Exercise details: Copy exactly the lines that run from the top of the listing to the line containing "var yName = 'Posicion';", both ends included, and omit the pictures.

Begin

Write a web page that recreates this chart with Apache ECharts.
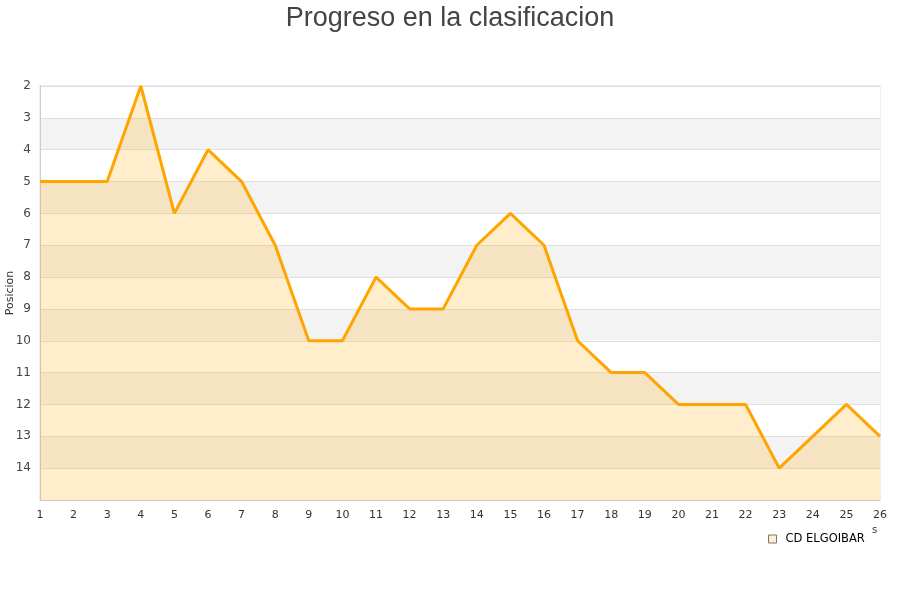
<!DOCTYPE html>
<html><head><meta charset="utf-8">
<script src="https://cdn.jsdelivr.net/npm/echarts@6/dist/echarts.min.js"></script>
<style>html,body{margin:0;padding:0;background:#fff}#c{width:900px;height:600px}</style>
</head><body><div id="c"></div>
<script>
var jornadas = ['1','2','3','4','5','6','7','8','9','10','11','12','13','14','15','16','17','18','19','20','21','22','23','24','25','26'];
var posiciones = [5,5,5,2,6,4,5,7,10,10,8,9,9,7,6,7,10,11,11,12,12,12,14,13,12,13];
var seriesName = 'CD ELGOIBAR';
var titleText = 'Progreso en la clasificacion';
var yName = 'Posicion';

var chart = echarts.init(document.getElementById('c'));
chart.setOption({
  animation: false,
  title: {
    text: titleText, left: 'center', top: 0,
    textStyle: {fontFamily: 'Liberation Sans', fontSize: 27, fontWeight: 'normal', color: '#444'}
  },
  legend: {
    data: [{name: seriesName, icon: 'rect'}],
    left: 763, top: 528,
    itemWidth: 8, itemHeight: 8, itemGap: 10,
    itemStyle: {color: '#ffedcc', borderColor: '#777', borderWidth: 1},
    textStyle: {fontFamily: 'DejaVu Sans', fontSize: 11.5, color: '#000', padding: [0, 0, 0, 4]}
  },
  graphic: [
    {type: 'text', left: 872, top: 525, style: {text: 's', fontFamily: 'DejaVu Sans', fontSize: 10, fill: '#333'}}
  ],
  grid: {left: 40, right: 20, top: 86, bottom: 100, show: true, borderColor: '#ddd', borderWidth: 1, outerBoundsMode: 'none', containLabel: false},
  xAxis: {
    type: 'category', data: jornadas, boundaryGap: false,
    axisLine: {lineStyle: {color: '#ccc'}},
    axisTick: {show: false},
    axisLabel: {fontFamily: 'DejaVu Sans', fontSize: 11, color: '#333', margin: 10, interval: 0}
  },
  yAxis: {
    type: 'value', inverse: true, min: 2, max: 15, interval: 1,
    name: yName, nameLocation: 'middle', nameGap: 24, nameRotate: 90, nameMoveOverlap: false,
    nameTextStyle: {fontFamily: 'DejaVu Sans', fontSize: 11, color: '#333'},
    axisLine: {show: true, lineStyle: {color: '#ccc'}},
    axisTick: {show: false},
    axisLabel: {fontFamily: 'DejaVu Sans', fontSize: 12, color: '#444', margin: 9,
      formatter: function(v){ return v >= 15 ? '' : String(v); }},
    splitLine: {show: true, lineStyle: {color: '#e0e0e0'}},
    splitArea: {show: true, areaStyle: {color: ['#ffffff', '#f3f3f3']}}
  },
  series: [{
    name: seriesName, type: 'line', data: posiciones,
    symbol: 'none',
    lineStyle: {color: '#ffa500', width: 3},
    itemStyle: {color: '#ffa500'},
    areaStyle: {color: 'rgba(255,165,0,0.2)', opacity: 1, origin: 'end'}
  }]
});
</script></body></html>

End

Final result:
Write a web page that recreates this chart with Apache ECharts.
<!DOCTYPE html>
<html><head><meta charset="utf-8">
<script src="https://cdn.jsdelivr.net/npm/echarts@6/dist/echarts.min.js"></script>
<style>html,body{margin:0;padding:0;background:#fff}#c{width:900px;height:600px}</style>
</head><body><div id="c"></div>
<script>
var jornadas = ['1','2','3','4','5','6','7','8','9','10','11','12','13','14','15','16','17','18','19','20','21','22','23','24','25','26'];
var posiciones = [5,5,5,2,6,4,5,7,10,10,8,9,9,7,6,7,10,11,11,12,12,12,14,13,12,13];
var seriesName = 'CD ELGOIBAR';
var titleText = 'Progreso en la clasificacion';
var yName = 'Posicion';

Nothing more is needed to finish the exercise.